O peso do Brasil na disputa entre os dois gigantes é desprezível e pode sair bem mais machucado que ambos de um conflito que não é seu
O Brasil se aliou aos Estados Unidos para estender sua ofensiva contra a China à Organização Mundial do Comércio, que vive a maior crise desde sua criação, em 1994. Sob o cerco do presidente Donald Trump, a OMC perdeu a capacidade de manter-se como tribunal de disputas comerciais desde que os EUA vetaram um a um os substitutos de seu Órgão de Apelação. Os EUA moveram uma campanha de descrédito da instituição. O Brasil, em declaração conjunta com os EUA, emitiu declaração sobre os danos que as economias que não são de mercado trazem ao sistema de comércio internacional.
A declaração conjunta não menciona a China, nem precisava. “Expressamos nossas sérias preocupações por políticas e práticas que não são orientadas pelo mercado”, que “levam a severo excesso de capacidade, criam condições de competição desleal, impedem o desenvolvimento e uso de tecnologias inovadoras e minam o funcionamento do comércio internacional”. A disputa não é nova, mas o contexto é: a guerra aberta dos Estados Unidos contra a China pela dianteira tecnológica global.
Desde 2001, quando ingressou na OMC, até o fim de 2016, quando terminou a etapa de transição, a China quer ser reconhecida pelos membros da organização como uma economia de mercado. Ela continua longe de sê-lo. A União Europeia não a classifica como tal, os EUA muito menos e o Brasil, depois que o então presidente Lula, em 2004, em viagem a Pequim, chegou a aceitá-la como tal, não falou mais nisso.

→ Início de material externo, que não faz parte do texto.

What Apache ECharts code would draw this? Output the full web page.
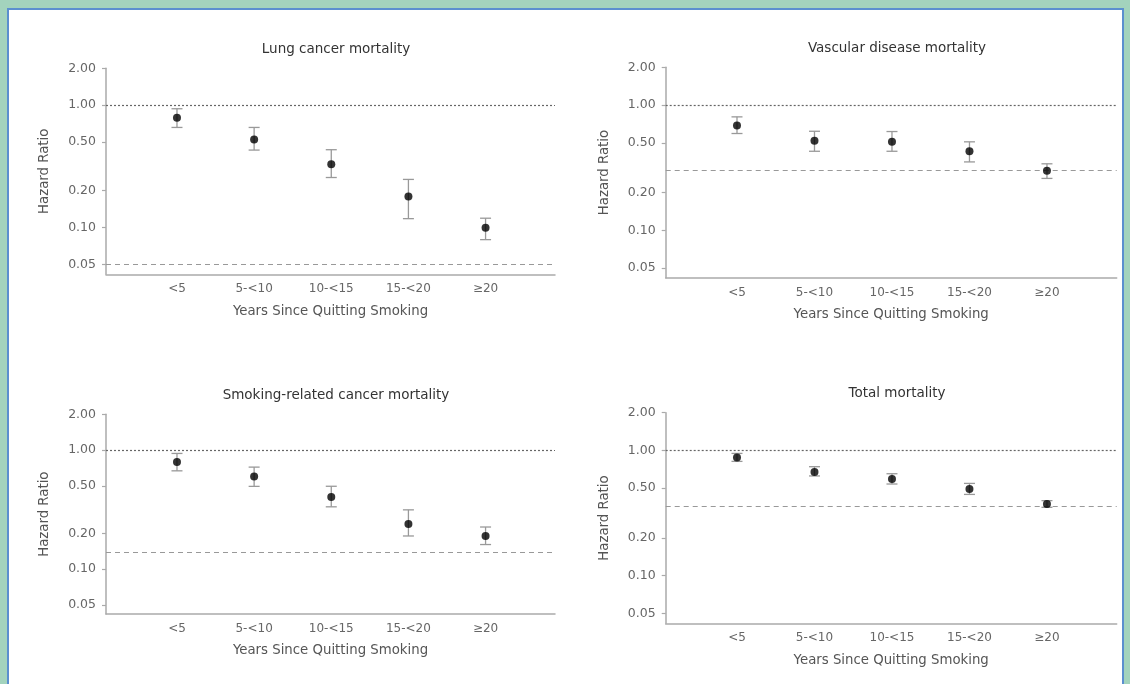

A China tornou-se a segunda maior economia do mundo, subiu na escala tecnológica com uma economia fechada e estatizada, cujos métodos para absorver tecnologia, alocar subsídios e definir preços provocaram protestos mudos ou sem consequências ao longo dos anos. Mas com Trump, os EUA, o mundo e a China são outros.

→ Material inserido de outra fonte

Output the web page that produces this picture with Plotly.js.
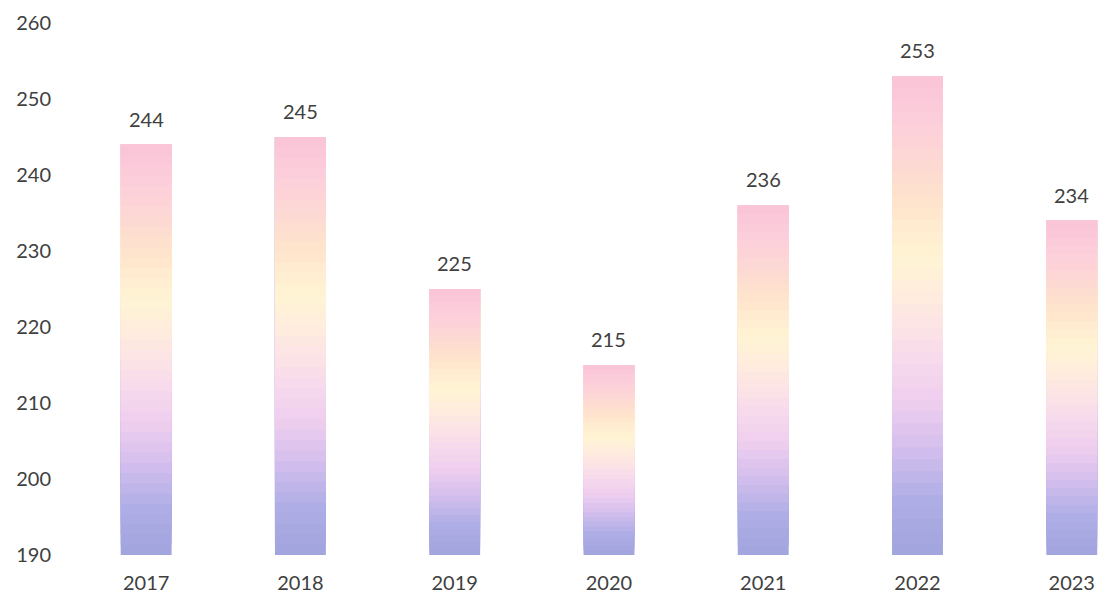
<!DOCTYPE html>
<html><head><meta charset="utf-8">
<script src="https://cdn.plot.ly/plotly-3.0.1.min.js"></script>
<style>html,body{margin:0;padding:0;background:#fff}#chart{width:1098px;height:598px}</style>
</head><body><div id="chart"></div>
<script>
const years = ['2017','2018','2019','2020','2021','2022','2023'];
const values = [244, 245, 225, 215, 236, 253, 234];
const yTicks = [190, 200, 210, 220, 230, 240, 250, 260];

const baseVal = 190;
const nSeg = 40;
const stops = [
  [0.00, [162,164,222]],
  [0.12, [176,174,230]],
  [0.22, [212,190,238]],
  [0.32, [238,206,238]],
  [0.42, [248,220,236]],
  [0.54, [255,236,222]],
  [0.62, [255,244,212]],
  [0.72, [255,230,204]],
  [0.82, [253,216,212]],
  [0.91, [252,206,220]],
  [1.00, [250,196,214]]
];
function colorAt(t){
  for(let i=1;i<stops.length;i++){
    if(t<=stops[i][0]){
      const a=stops[i-1], b=stops[i];
      const f=(t-a[0])/(b[0]-a[0]);
      const c=a[1].map((v,k)=>Math.round(v+(b[1][k]-v)*f));
      return 'rgb('+c.join(',')+')';
    }
  }
  return 'rgb('+stops[stops.length-1][1].join(',')+')';
}
const xIdx = years.map((y,i)=>i);
const traces=[];
for(let k=0;k<nSeg;k++){
  const bases = values.map(v=>baseVal+k*(v-baseVal)/nSeg);
  traces.push({
    type:'bar', x:xIdx, y:values.map((v,i)=>v-bases[i]),
    base: bases,
    width:0.33,
    marker:{color:colorAt((k+0.5)/nSeg), line:{width:0}},
    hoverinfo:'skip', showlegend:false
  });
}
const fnt = 'Lato, "Open Sans", sans-serif';
const annotations = values.map((v,i)=>({
  x:i, y:v, text:String(v), showarrow:false,
  yanchor:'bottom', yshift:12,
  font:{family:fnt, size:20, color:'#404040'}
}));
const layout = {
  width:1098, height:598,
  margin:{l:69, r:0, t:23, b:43},
  paper_bgcolor:'#fff', plot_bgcolor:'#fff',
  barmode:'overlay',
  showlegend:false,
  xaxis:{range:[-0.5, 6.17], tickvals:xIdx, ticktext:years, showgrid:false, zeroline:false, showline:false,
    ticks:'', ticklabelstandoff:14, tickfont:{family:fnt, size:20, color:'#404040'}},
  yaxis:{range:[190,260], tickvals:yTicks, ticktext:yTicks.map(String), showgrid:false, zeroline:false, showline:false,
    ticks:'', ticklabelstandoff:17,
    tickfont:{family:fnt, size:20, color:'#404040'}},
  annotations:annotations
};
Plotly.newPlot('chart', traces, layout, {staticPlot:true, displayModeBar:false});
</script></body></html>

A escalada unilateral de Trump não intimida Pequim, que teme, porém, a união das potências desenvolvidas contra ela. A história poderia ser diferente se os EUA se unissem à União Europeia e Japão, também descontentes, e coordenassem ação na OMC para enquadrar a China. Populista ignorante, Trump rechaçou a iniciativa de livre comércio patrocinada pelos EUA sob Obama para concluir um acordo comercial gigante, a Parceria Transpacífico, que tinha o objetivo de domar os chineses por métodos pacíficos, política e comercialmente inteligentes, respeitando as regras do comércio global.
Trump faz seu habitual jogo rude, enquanto Xi Jinping centralizou o controle do Estado, retrocedeu nas reformas pró-mercado e empenhou-se em um jogo geopolítico perigoso, ao eliminar a autonomia relativa, com hora marcada para terminar, de Hong Kong, com uma lei de segurança no velho estilo stalinista.
A ofensiva americana se acelerou nos últimos dias. Trump e o Reino Unido retiraram os benefícios que Hong Kong gozava por seu status especial, enquanto que Boris Johnson pôs fim ao tratado de extradição que tinha com sua ex-colônia. O Reino Unido expulsou a Huawei das redes 5G do país, como Trump fizera antes nos EUA. Até o gaiato TikTok, aplicativo chinês, foi alvo do mal-humorado presidente americano.
O Brasil resolveu se juntar aos EUA neste momento de fúria, sem avaliar serenamente as consequências e possivelmente sem poder levar até o fim lógico a atitude expressa na declaração conjunta. As queixas nela alinhadas são na maior parte justas e comungadas por outros países. Os critérios para aferir se uma economia é de mercado são conhecidos: determinação de preços, custos, investimentos, alocação de capital, trabalho etc têm de ser orientados pelo livre jogo das forças econômicas. Há liberdade de informação para as empresas decidirem seus rumos, sobre os quais o governo deve ter pouca interferência.
Como protagonista de respeito no passado, o Brasil poderia defender as mesmas orientações sem se unir a priori nem com os EUA, que destroem instituições multilaterais, nem tampouco submetendo-se à China, hoje seu maior parceiro comercial. A declaração conjunta pode ser um indicador sobre a decisão politicamente difícil, que o governo Bolsonaro terá de tomar, de abrir o mercado de 5G no Brasil à Huawei, ou rejeitá-la, sob as alegações americanas de falta de segurança.
A diplomacia brasileira não se alinhou automaticamente aos EUA nem durante a ditadura militar, apesar dos laços que os uniam (como o anticomunismo). O peso do Brasil na disputa entre os dois gigantes é desprezível e pode sair bem mais machucado que ambos de um conflito que não é seu.